2000–2009
Qualidades Cristãs — O Vento Debaixo de Nossas Asas
Outubro 2005


Qualidades Cristãs — O Vento Debaixo de Nossas Asas

Viver de acordo com os princípios básicos do evangelho trará poder, força e auto-suficiência espiritual à vida dos santos dos últimos dias.

Queridos irmãos e irmãs, queridos amigos: Durante minha vida profissional como piloto de uma linha aérea, às vezes os passageiros iam à cabine do meu Boeing 747. Eles perguntavam sobre os muitos interruptores, instrumentos, sistemas e procedimentos e como esse equipamento técnico ajudaria um avião tão grande e lindo a voar.

Como todos os pilotos, eu gostava do fato de eles ficarem impressionados com a aparente complexidade desse avião e imaginarem que tipo de pessoa magnífica e brilhante seria necessária para operá-lo.
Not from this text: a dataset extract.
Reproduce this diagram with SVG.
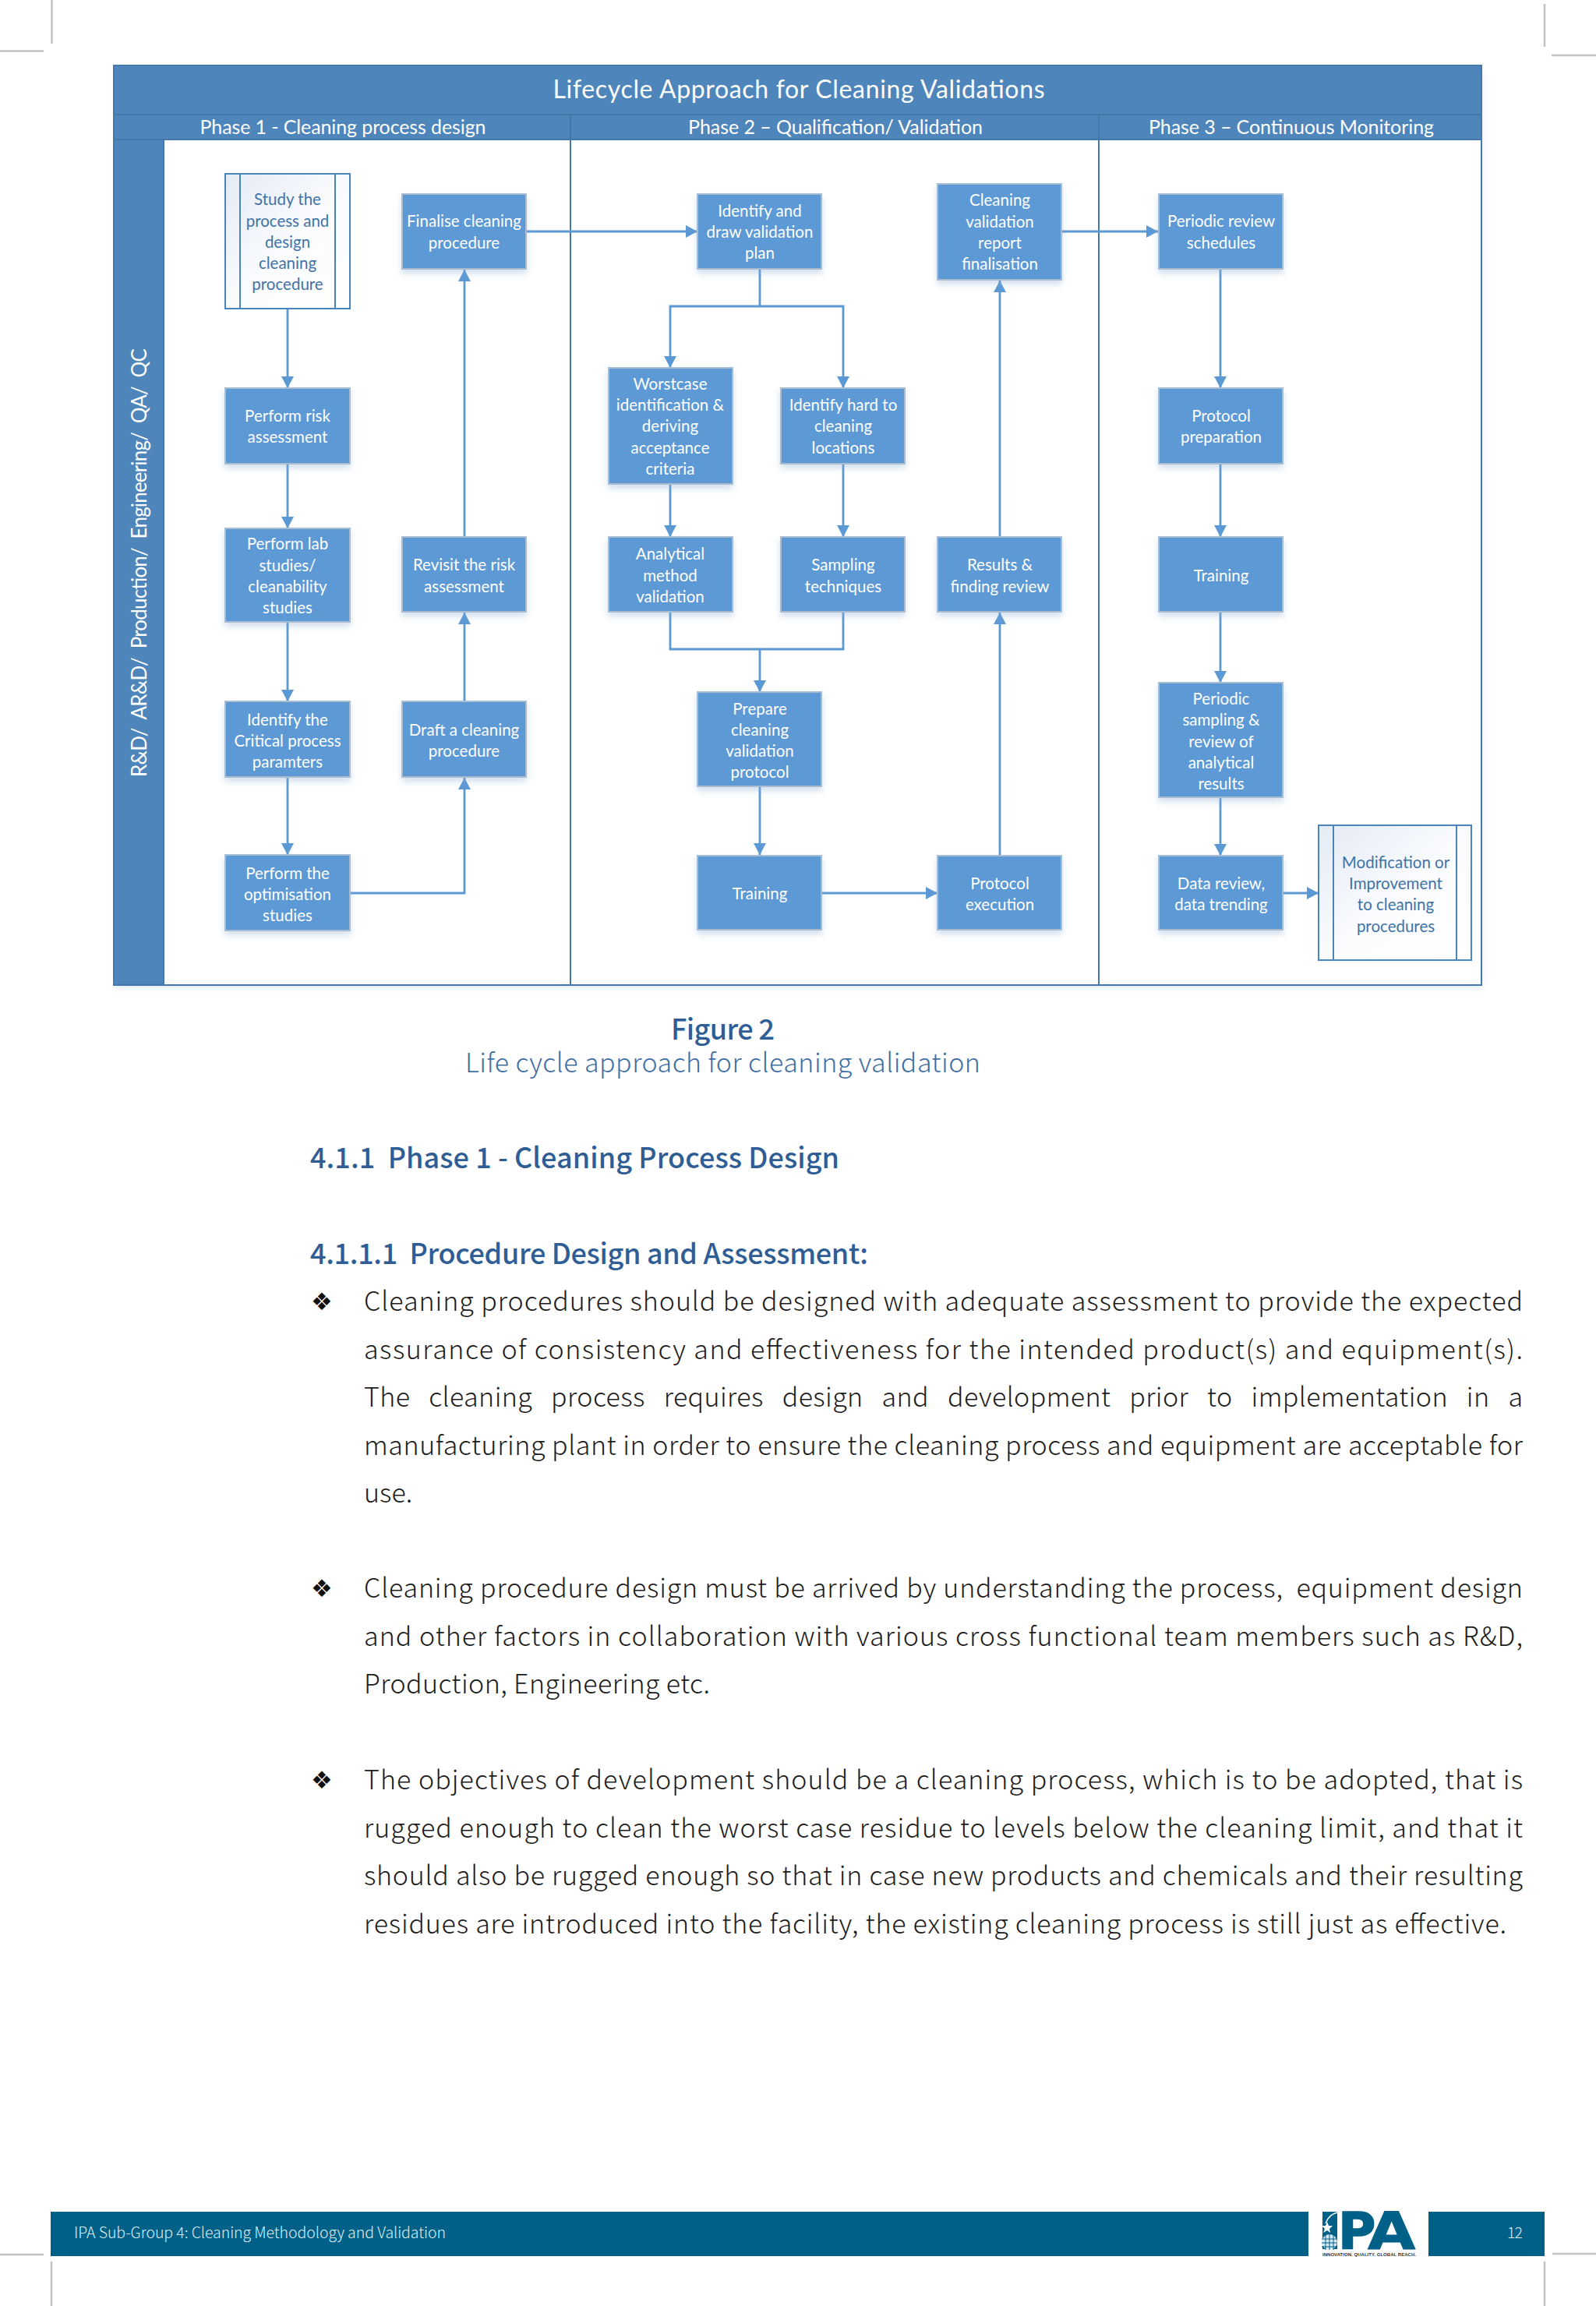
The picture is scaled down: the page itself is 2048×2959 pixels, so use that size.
<svg xmlns="http://www.w3.org/2000/svg" width="2048" height="2959" viewBox="0 0 2048 2959">
<style>
text{font-family:"Lato","Carlito","Liberation Sans",sans-serif}
.n{fill:#5b99d5;stroke:#a9bdd2;stroke-width:2;filter:url(#sh)}
.p{fill:url(#pg);stroke:#4a84bd;stroke-width:2}
.pl{stroke:#4a84bd;stroke-width:2;fill:none}
.t{fill:#fff;font-size:20.5px;text-anchor:middle}
.tp{fill:#3f73a8;font-size:20.5px;text-anchor:middle}
.h{fill:#fff;text-anchor:middle}
.c{fill:none;stroke:#5b99d5;stroke-width:2.8}
.a{marker-end:url(#ar)}
.crop{stroke:#c2c2c2;stroke-width:2.5}
.b{font-family:"Noto Sans CJK JP","Noto Sans",sans-serif;font-size:34px;font-weight:300;fill:#1c1c1c;white-space:pre}
.hd{font-family:"Noto Sans CJK JP","Noto Sans",sans-serif;font-size:36px;font-weight:500;fill:#2f5d95;white-space:pre}
.bul{font-family:"DejaVu Sans",sans-serif;font-size:31px;fill:#111}
.f{font-family:"Noto Sans CJK JP","Noto Sans",sans-serif;font-weight:300;fill:#dceef5;font-size:19.5px}
</style>
<defs>
<marker id="ar" markerUnits="userSpaceOnUse" markerWidth="18" markerHeight="18" refX="15" refY="9" orient="auto"><path d="M0 1L15 9L0 17Z" fill="#5b99d5"/></marker>
<linearGradient id="pg" x1="0" y1="0" x2="1" y2="1"><stop offset="0" stop-color="#e4ebf5"/><stop offset=".55" stop-color="#fbfcfe"/><stop offset="1" stop-color="#fff"/></linearGradient>
<filter id="sh" x="-15%" y="-15%" width="130%" height="135%"><feDropShadow dx="0" dy="5" stdDeviation="4" flood-color="#7fa6cf" flood-opacity=".35"/></filter>
<filter id="sh2" x="-2%" y="-2%" width="104%" height="104%"><feDropShadow dx="2" dy="5" stdDeviation="4" flood-color="#9dbcdc" flood-opacity=".25"/></filter>
</defs>
<rect width="2048" height="2959" fill="#fff"/>
<g id="crop-marks">
<line class="crop" x1="66.5" y1="0" x2="66.5" y2="56"/><line class="crop" x1="0" y1="65.5" x2="56" y2="65.5"/>
<line class="crop" x1="1982" y1="5" x2="1982" y2="60"/><line class="crop" x1="1991" y1="71" x2="2048" y2="71"/>
<line class="crop" x1="0" y1="2893" x2="56" y2="2893"/><line class="crop" x1="66" y1="2902" x2="66" y2="2959"/>
<line class="crop" x1="1992" y1="2892" x2="2048" y2="2892"/><line class="crop" x1="1982" y1="2902" x2="1982" y2="2959"/>
</g>
<g id="swimlane">
<rect x="146" y="84" width="1755" height="1180" fill="#fff" filter="url(#sh2)"/>
<rect x="146" y="84" width="1755" height="95" fill="#4e85ba"/>
<rect x="146" y="179" width="64" height="1085" fill="#4e85ba"/>
<path d="M146 147H1901M146 179H1901M732 147V1264M1410 147V1264M210 179V1264" fill="none" stroke="#4478aa" stroke-width="2"/>
<rect x="146" y="84" width="1755" height="1180" fill="none" stroke="#4478aa" stroke-width="2"/>
<text class="h" x="1025" y="126" font-size="32" textLength="631" lengthAdjust="spacing">Lifecycle Approach for Cleaning Validations</text>
<text class="h" x="440" y="172" font-size="25" textLength="367" lengthAdjust="spacing">Phase 1 - Cleaning process design</text>
<text class="h" x="1072" y="172" font-size="25" textLength="378" lengthAdjust="spacing">Phase 2 – Qualification/ Validation</text>
<text class="h" x="1657" y="172" font-size="25" textLength="366" lengthAdjust="spacing">Phase 3 – Continuous Monitoring</text>
<text class="h" transform="translate(188 722) rotate(-90)" font-size="26" textLength="550" lengthAdjust="spacing" style="white-space:pre">R&amp;D/  AR&amp;D/  Production/  Engineering/  QA/  QC</text>
</g>
<g id="connectors">
<path class="c a" d="M369 396V498"/>
<path class="c a" d="M369 595V678"/>
<path class="c a" d="M369 798V900"/>
<path class="c a" d="M369 997V1097"/>
<path class="c a" d="M449 1146H596V998"/>
<path class="c a" d="M596 900V786"/>
<path class="c a" d="M596 689V346"/>
<path class="c a" d="M675 297H895"/>
<path class="c a" d="M975 345V393H860V472"/>
<path class="c a" d="M975 393H1082V498"/>
<path class="c a" d="M860 621V689"/>
<path class="c a" d="M1082 595V689"/>
<path class="c a" d="M860 785V833H975V888"/>
<path class="c" d="M1082 785V833H975"/>
<path class="c a" d="M975 1009V1097"/>
<path class="c a" d="M1054 1146H1203"/>
<path class="c a" d="M1283 1098V786"/>
<path class="c a" d="M1283 689V360"/>
<path class="c a" d="M1362 297H1486"/>
<path class="c a" d="M1566 345V498"/>
<path class="c a" d="M1566 595V689"/>
<path class="c a" d="M1566 785V876"/>
<path class="c a" d="M1566 1023V1098"/>
<path class="c a" d="M1646 1146H1692"/>
</g>
<g id="n-study"><rect class="p" x="289" y="223" width="160" height="173"/><path class="pl" d="M308 223V396M430 223V396"/><text class="tp" x="369"><tspan x="369" y="263">Study the</tspan><tspan x="369" y="290.5">process and</tspan><tspan x="369" y="318">design</tspan><tspan x="369" y="345">cleaning</tspan><tspan x="369" y="372">procedure</tspan></text></g>
<g id="n-risk"><rect class="n" x="289" y="498" width="160" height="97"/><text class="t"><tspan x="369" y="540.5">Perform risk</tspan><tspan x="369" y="567.5">assessment</tspan></text></g>
<g id="n-lab"><rect class="n" x="289" y="678" width="160" height="120"/><text class="t"><tspan x="369" y="705">Perform lab</tspan><tspan x="369" y="732.5">studies/</tspan><tspan x="369" y="760">cleanability</tspan><tspan x="369" y="787">studies</tspan></text></g>
<g id="n-critical"><rect class="n" x="289" y="900" width="160" height="97"/><text class="t"><tspan x="369" y="930.5">Identify the</tspan><tspan x="369" y="957.5">Critical process</tspan><tspan x="369" y="985">paramters</tspan></text></g>
<g id="n-optim"><rect class="n" x="289" y="1097" width="160" height="97"/><text class="t"><tspan x="369" y="1127.5">Perform the</tspan><tspan x="369" y="1154.5">optimisation</tspan><tspan x="369" y="1182">studies</tspan></text></g>
<g id="n-finalise"><rect class="n" x="516" y="249" width="159" height="96"/><text class="t"><tspan x="595.5" y="290.5">Finalise cleaning</tspan><tspan x="595.5" y="318.5">procedure</tspan></text></g>
<g id="n-revisit"><rect class="n" x="516" y="689" width="159" height="96"/><text class="t"><tspan x="595.5" y="732">Revisit the risk</tspan><tspan x="595.5" y="760">assessment</tspan></text></g>
<g id="n-draft"><rect class="n" x="516" y="900" width="159" height="97"/><text class="t"><tspan x="595.5" y="944">Draft a cleaning</tspan><tspan x="595.5" y="971">procedure</tspan></text></g>
<g id="n-plan"><rect class="n" x="895" y="249" width="159" height="96"/><text class="t"><tspan x="975" y="277.5">Identify and</tspan><tspan x="975" y="304.5">draw validation</tspan><tspan x="975" y="331.5">plan</tspan></text></g>
<g id="n-worst"><rect class="n" x="781" y="472" width="159" height="149"/><text class="t"><tspan x="860" y="499.5">Worstcase</tspan><tspan x="860" y="527">identification &amp;</tspan><tspan x="860" y="554">deriving</tspan><tspan x="860" y="581.5">acceptance</tspan><tspan x="860" y="608.5">criteria</tspan></text></g>
<g id="n-hard"><rect class="n" x="1002" y="498" width="159" height="97"/><text class="t"><tspan x="1082" y="527">Identify hard to</tspan><tspan x="1082" y="554">cleaning</tspan><tspan x="1082" y="581.5">locations</tspan></text></g>
<g id="n-analytical"><rect class="n" x="781" y="689" width="159" height="96"/><text class="t"><tspan x="860" y="718">Analytical</tspan><tspan x="860" y="746">method</tspan><tspan x="860" y="773">validation</tspan></text></g>
<g id="n-sampling"><rect class="n" x="1002" y="689" width="159" height="96"/><text class="t"><tspan x="1082" y="732">Sampling</tspan><tspan x="1082" y="760">techniques</tspan></text></g>
<g id="n-prepare"><rect class="n" x="895" y="888" width="159" height="121"/><text class="t"><tspan x="975" y="917">Prepare</tspan><tspan x="975" y="944">cleaning</tspan><tspan x="975" y="971">validation</tspan><tspan x="975" y="998">protocol</tspan></text></g>
<g id="n-training2"><rect class="n" x="895" y="1098" width="159" height="95"/><text class="t" x="975" y="1154">Training</text></g>
<g id="n-report"><rect class="n" x="1203" y="236" width="159" height="123"/><text class="t"><tspan x="1283" y="264">Cleaning</tspan><tspan x="1283" y="291.5">validation</tspan><tspan x="1283" y="318.5">report</tspan><tspan x="1283" y="345.5">finalisation</tspan></text></g>
<g id="n-results"><rect class="n" x="1203" y="689" width="159" height="96"/><text class="t"><tspan x="1283" y="732">Results &amp;</tspan><tspan x="1283" y="760">finding review</tspan></text></g>
<g id="n-execution"><rect class="n" x="1203" y="1098" width="159" height="95"/><text class="t"><tspan x="1283" y="1141">Protocol</tspan><tspan x="1283" y="1168">execution</tspan></text></g>
<g id="n-schedules"><rect class="n" x="1487" y="249" width="159" height="96"/><text class="t"><tspan x="1567" y="290.5">Periodic review</tspan><tspan x="1567" y="318.5">schedules</tspan></text></g>
<g id="n-protprep"><rect class="n" x="1487" y="498" width="159" height="97"/><text class="t"><tspan x="1567" y="540.5">Protocol</tspan><tspan x="1567" y="567.5">preparation</tspan></text></g>
<g id="n-training3"><rect class="n" x="1487" y="689" width="159" height="96"/><text class="t" x="1567" y="746">Training</text></g>
<g id="n-periodic"><rect class="n" x="1487" y="876" width="159" height="147"/><text class="t"><tspan x="1567" y="904">Periodic</tspan><tspan x="1567" y="931">sampling &amp;</tspan><tspan x="1567" y="958.5">review of</tspan><tspan x="1567" y="986">analytical</tspan><tspan x="1567" y="1013">results</tspan></text></g>
<g id="n-data"><rect class="n" x="1487" y="1098" width="159" height="95"/><text class="t"><tspan x="1567" y="1141">Data review,</tspan><tspan x="1567" y="1168">data trending</tspan></text></g>
<g id="n-modif"><rect class="p" x="1692" y="1059" width="196" height="173"/><path class="pl" d="M1711 1059V1232M1869 1059V1232"/><text class="tp"><tspan x="1791" y="1113.5">Modification or</tspan><tspan x="1791" y="1140.5">Improvement</tspan><tspan x="1791" y="1167.5">to cleaning</tspan><tspan x="1791" y="1195.5">procedures</tspan></text></g>
<g id="caption">
<text class="hd" x="927.5" y="1334" text-anchor="middle" textLength="133" lengthAdjust="spacing">Figure 2</text>
<text class="hd" x="597" y="1376" style="font-weight:300;fill:#3f6fa3;font-size:34px" textLength="661" lengthAdjust="spacing">Life cycle approach for cleaning validation</text>
<text class="hd" x="398" y="1498.5" textLength="679" lengthAdjust="spacing">4.1.1  Phase 1 - Cleaning Process Design</text>
<text class="hd" x="398" y="1621.5" textLength="716" lengthAdjust="spacing">4.1.1.1  Procedure Design and Assessment:</text>
</g>
<g id="body">
<text class="bul" x="399" y="1681">❖</text>
<text class="b" x="467" y="1682" textLength="1487" lengthAdjust="spacing">Cleaning procedures should be designed with adequate assessment to provide the expected</text>
<text class="b" x="467" y="1743.5" textLength="1487" lengthAdjust="spacing">assurance of consistency and effectiveness for the intended product(s) and equipment(s).</text>
<text class="b" x="467" y="1805" textLength="1487" lengthAdjust="spacing" word-spacing="16">The cleaning process requires design and development prior to implementation in a</text>
<text class="b" x="467" y="1866.5" textLength="1487" lengthAdjust="spacing">manufacturing plant in order to ensure the cleaning process and equipment are acceptable for</text>
<text class="b" x="467" y="1928">use.</text>
<text class="bul" x="399" y="2049">❖</text>
<text class="b" x="467" y="2050" textLength="1487" lengthAdjust="spacing">Cleaning procedure design must be arrived by understanding the process,  equipment design</text>
<text class="b" x="467" y="2111.5" textLength="1487" lengthAdjust="spacing">and other factors in collaboration with various cross functional team members such as R&amp;D,</text>
<text class="b" x="467" y="2173" textLength="444" lengthAdjust="spacing">Production, Engineering etc.</text>
<text class="bul" x="399" y="2295">❖</text>
<text class="b" x="467" y="2296" textLength="1487" lengthAdjust="spacing">The objectives of development should be a cleaning process, which is to be adopted, that is</text>
<text class="b" x="467" y="2358" textLength="1487" lengthAdjust="spacing">rugged enough to clean the worst case residue to levels below the cleaning limit, and that it</text>
<text class="b" x="467" y="2419" textLength="1487" lengthAdjust="spacing">should also be rugged enough so that in case new products and chemicals and their resulting</text>
<text class="b" x="467" y="2481" textLength="1466" lengthAdjust="spacing">residues are introduced into the facility, the existing cleaning process is still just as effective.</text>
</g>
<g id="footer">
<rect x="65" y="2838" width="1614" height="57" fill="#006088"/>
<rect x="1833" y="2838" width="149" height="57" fill="#006088"/>
<text class="f" x="95" y="2872" textLength="477" lengthAdjust="spacing">IPA Sub-Group 4: Cleaning Methodology and Validation</text>
<text class="f" x="1934" y="2872" textLength="20" lengthAdjust="spacing">12</text>
</g>
<g id="logo">
<rect x="1697" y="2838" width="19" height="48" fill="#006088"/>
<path d="M1716 2839C1708 2841 1703 2847 1701 2853" fill="none" stroke="#fff" stroke-width="1.5"/>
<path d="M1703 2851L1705 2856L1710 2856L1706 2860L1707 2865L1703 2862L1698 2865L1700 2860L1696 2856L1701 2856Z" fill="#fff"/>
<circle cx="1706" cy="2877" r="10" fill="#d6e7ef"/>
<path d="M1696 2873H1716M1696 2878H1716M1696 2883H1716M1701 2867V2887M1706 2867V2887M1711 2867V2887" stroke="#006088" stroke-width="1"/>
<text x="1717" y="2886" font-size="66" stroke="#006088" stroke-width="1.5" style="font-family:'DejaVu Sans',sans-serif;font-weight:700" fill="#006088">P</text>
<text transform="translate(1755 2886) scale(1.2 1)" x="0" y="0" font-size="66" stroke="#006088" stroke-width="1" style="font-family:'DejaVu Sans',sans-serif;font-weight:700" fill="#006088">A</text>
<text x="1697" y="2895" font-size="6" style="font-family:'Liberation Sans',sans-serif;font-weight:700" fill="#333" textLength="120" lengthAdjust="spacing">INNOVATION. QUALITY. GLOBAL REACH.</text>
</g>
</svg>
Nesse ponto de minha história, minha esposa e meus filhos me interromperiam bondosamente para dizer com um piscar de olhos: “Os pilotos são tão humildes!”

Aos visitantes da minha cabine, eu explicaria que seria necessário um grande design aerodinâmico, muitos sistemas e programas auxiliares e motores potentes para fazer com que essa máquina voadora fosse capaz de trazer conforto e segurança às pessoas que embarcaram naquele vôo.

Para simplificar minha explicação, concentrando-me no básico, eu acrescentaria que tudo que é realmente necessário é um forte impulso, uma grande força de ascensão e saber o procedimento técnico correto; com isso, as leis da natureza carregam o 747 e seus passageiros em segurança através de continentes e oceanos, sobre altas montanhas e perigosas tempestades até seu destino.

Nos últimos anos, tenho visto muitas vezes que ser membro de A Igreja de Jesus Cristo dos Santos dos Últimos Dias leva-nos a fazer perguntas similares. Quais são os princípios básicos, fundamentais de nossa condição de membros da Igreja no reino de Deus na Terra? No final, o que realmente nos carregará em tempos de grande necessidade ao nosso almejado destino eterno?

A Igreja, com toda a sua estrutura e seus programas, oferece muitas atividades importantes para seus membros com o propósito de ajudar famílias e indivíduos a servirem a Deus e uns aos outros. Às vezes, contudo, pode parecer que esses programas e atividades estão mais próximos do centro de nosso coração e alma do que a essência das doutrinas e princípios do evangelho. Procedimentos, programas, normas administrativas e padrões de organização são úteis para nosso progresso espiritual aqui na Terra, mas não devemos esquecer que eles estão sujeitos a mudanças.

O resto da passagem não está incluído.